21 Question: first eigenvector (4 points)

Most of you correclty expected to get 0 here, but not all realized that it was not exactly zero because computers have finite memory, and can only approximate real numbers with a 32 or 64 bits floating point representation. Some numerical error in the eigendecomposition is likely a reason as well.

Visualization and clustering (20 + 3 points)

22 Question: Why not the first eigenvector (3 points)

The first eigenvector of the normalized Laplacian is not constant. It's value is $\mathbf{D}^{1/2} \mathbf{1}$, where $\mathbf{D}$ is the diagonal weighted degree matrix and $\mathbf{1}$ is the vector of all ones.
The first eigenvector of the combinatorial Laplacian is not all ones, but $\frac{1}{N} \mathbf{1}$. While $\mathbf{1}$ is also an eigenvector (by scaling by $N$), by convention we normalize the eigenvectors so that they form an orthonormal basis.

23 Code: 2D graph embedding (3 points)

While any symmetric matrix is diagonalizable, the main result here is that the spectral theorem says

24 Question: appearance of genre (5 points)

25 Code: classification with Fiedler vector (4 points)

The separating plane should be vertical as the first eigenvector was also used for the x axis.

26 Code: error rate (5 points)

You should take into accounts that the labels may be reversed, i.e. -1 could correspond to either rock or hip-hop. Clustering with $\operatorname{sign}(\mathbf{u}_2)$ or $\operatorname{sign}(-\mathbf{u}_2)$, where $\mathbf{u}_2$ is the Fiedler vector, should give the same error rate.

27 Bonus: method name and goal (3 points)

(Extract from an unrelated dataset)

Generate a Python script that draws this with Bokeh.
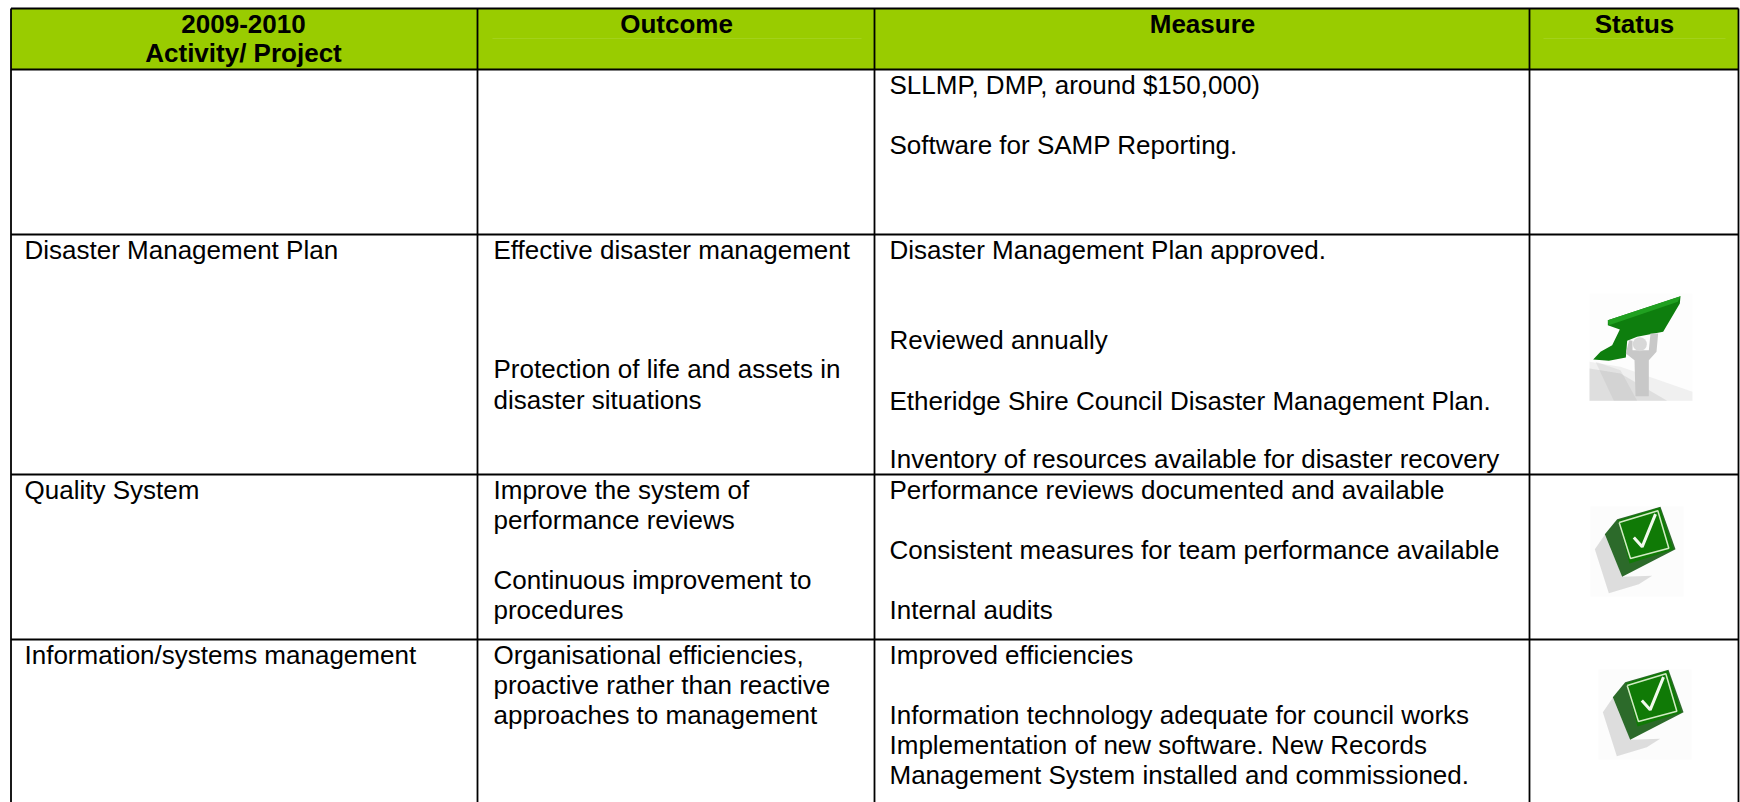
from bokeh.plotting import figure
from bokeh.embed import file_html
from bokeh.resources import INLINE
from bokeh.models import Range1d
from bokeh.core.properties import value

FONT = "Liberation Sans"
SIZE = "26px"
GREEN = "#99CC00"

# table geometry
col_edges = [10.5, 477, 874, 1529, 1738]
row_edges = [8, 69, 234, 474, 639]
table_bottom = 802

header_texts = ["2009-2010", "Activity/ Project", "Outcome", "Measure", "Status"]
header_x = [243, 243, 676, 1202, 1634]
header_y = [31, 60.5, 31, 31, 31]

cell_texts = [
    "SLLMP, DMP, around $150,000)", "Software for SAMP Reporting.",
    "Disaster Management Plan", "Effective disaster management",
    "Protection of life and assets in", "disaster situations",
    "Disaster Management Plan approved.", "Reviewed annually",
    "Etheridge Shire Council Disaster Management Plan.",
    "Inventory of resources available for disaster recovery",
    "Quality System", "Improve the system of", "performance reviews",
    "Continuous improvement to", "procedures",
    "Performance reviews documented and available",
    "Consistent measures for team performance available", "Internal audits",
    "Information/systems management", "Organisational efficiencies,",
    "proactive rather than reactive", "approaches to management",
    "Improved efficiencies", "Information technology adequate for council works",
    "Implementation of new software. New Records",
    "Management System installed and commissioned.",
]
cell_x = [889, 889, 24, 493, 493, 493, 889, 889, 889, 889,
          24, 493, 493, 493, 493, 889, 889, 889,
          24, 493, 493, 493, 889, 889, 889, 889]
cell_y = [92.5, 152.5, 257.5, 257.5, 376.5, 407, 257.5, 347.5, 408, 466.5,
          497.5, 497.5, 527.5, 587.5, 617.5, 497.5, 557.5, 617.5,
          662.5, 662.5, 692.5, 722.5, 662.5, 722.5, 752.5, 782.5]

p = figure(width=1740, height=802, output_backend="svg", toolbar_location=None,
           x_range=Range1d(0, 1740), y_range=Range1d(802, 0),
           min_border=0, outline_line_color=None, background_fill_color="white")
p.axis.visible = False
p.grid.visible = False

p.quad(left=[col_edges[0]], right=[col_edges[-1]], top=[row_edges[0]], bottom=[row_edges[1]],
       fill_color=GREEN, line_color=None)
p.segment(x0=[492, 1543], x1=[861, 1725], y0=[38, 38], y1=[38, 38], line_color="#A3D21A", line_width=1)

p.segment(x0=[col_edges[0]] * len(row_edges), x1=[col_edges[-1]] * len(row_edges),
          y0=row_edges, y1=row_edges, line_color="black", line_width=2.2)
p.segment(x0=col_edges, x1=col_edges, y0=[row_edges[0]] * len(col_edges), y1=[table_bottom] * len(col_edges),
          line_color="black", line_width=1.8)

p.text(x=header_x, y=header_y, text=header_texts, text_font=value(FONT), text_font_size=value(SIZE),
       text_font_style="bold", text_align="center", text_baseline="alphabetic", text_color="black", y_offset=-8)
p.text(x=cell_x, y=cell_y, text=cell_texts, text_font=value(FONT), text_font_size=value(SIZE),
       text_align="left", text_baseline="alphabetic", text_color="black", y_offset=-8)


def poly(X, Y, pts, **kw):
    s = 1 / 3
    p.patch([X + a * s for a, _ in pts], [Y + b * s for _, b in pts], line_color=None, **kw)


def arrow_icon(x0, y0):
    s = 1 / 3
    X, Y = x0 - 327 * s, y0 - 70 * s
    p.quad(left=[x0], right=[x0 + 103], top=[y0], bottom=[y0 + 107.5], fill_color="#FDFDFD", line_color=None)
    poly(X, Y, [(327, 275), (420, 290), (636, 365), (636, 392), (327, 392)], fill_color="#909090", fill_alpha=0.12)
    poly(X, Y, [(327, 295), (420, 310), (560, 392), (327, 392)], fill_color="#808080", fill_alpha=0.16)
    poly(X, Y, [(345, 275), (420, 300), (470, 392), (400, 392)], fill_color="#808080", fill_alpha=0.12)
    poly(X, Y, [(338, 268), (360, 245), (395, 225), (418, 178), (382, 165), (382, 150), (600, 78), (598, 100),
                (548, 185), (470, 200), (440, 212), (436, 262), (385, 272)], fill_color="#0E7E0E")
    poly(X, Y, [(382, 150), (600, 78), (592, 95), (385, 165)], fill_color="#20A020")
    poly(X, Y, [(436, 250), (446, 210), (456, 212), (456, 240), (505, 240), (510, 190), (533, 190), (528, 245),
                (505, 270), (505, 378), (465, 378), (462, 270)], fill_color="#C8C8C8")
    p.circle(x=[X + 478 * s], y=[Y + 222 * s], radius=7, fill_color="#D8D8D8", line_color=None)


def check_icon(x0, y0):
    s = 1 / 3
    X, Y = x0 - 295 * s, y0 - 87 * s
    p.quad(left=[x0], right=[x0 + 93], top=[y0], bottom=[y0 + 90], fill_color="#FCFCFC", line_color=None)
    poly(X, Y, [(308, 215), (338, 172), (392, 298), (480, 295), (440, 320), (350, 347)],
         fill_color="#B8B8B8", fill_alpha=0.45)
    poly(X, Y, [(338, 170), (375, 125), (505, 88), (550, 215), (390, 298)], fill_color="#2C6A2A")
    poly(X, Y, [(378, 128), (503, 90), (544, 216), (412, 258)], fill_color="#107A06")
    sx = [381, 497, 530, 415, 381]
    sy = [135, 100, 212, 243, 135]
    p.line([X + a * s for a in sx], [Y + b * s for b in sy], line_color="#D2EBC4", line_width=1.5)
    cx = [425, 450, 490]
    cy = [180, 208, 110]
    p.line([X + a * s for a in cx], [Y + b * s for b in cy], line_color="#F2FAEE", line_width=3)


arrow_icon(1589, 293)
check_icon(1590, 506)
check_icon(1598, 669)

open("out.html", "w").write(file_html(p, INLINE))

Some of you mentioned spectral graph embedding instead of Laplacian eigenmaps. The main point is that the embedding method minimizes $\operatorname{tr}(\mathbf{Y}^\intercal\mathbf{L}\mathbf{Y})$ and thus preserves the distances between samples as much as possible given the dimension of the embedding space.
Please don't copy Wikipedia, or any other source, without appropriate citation.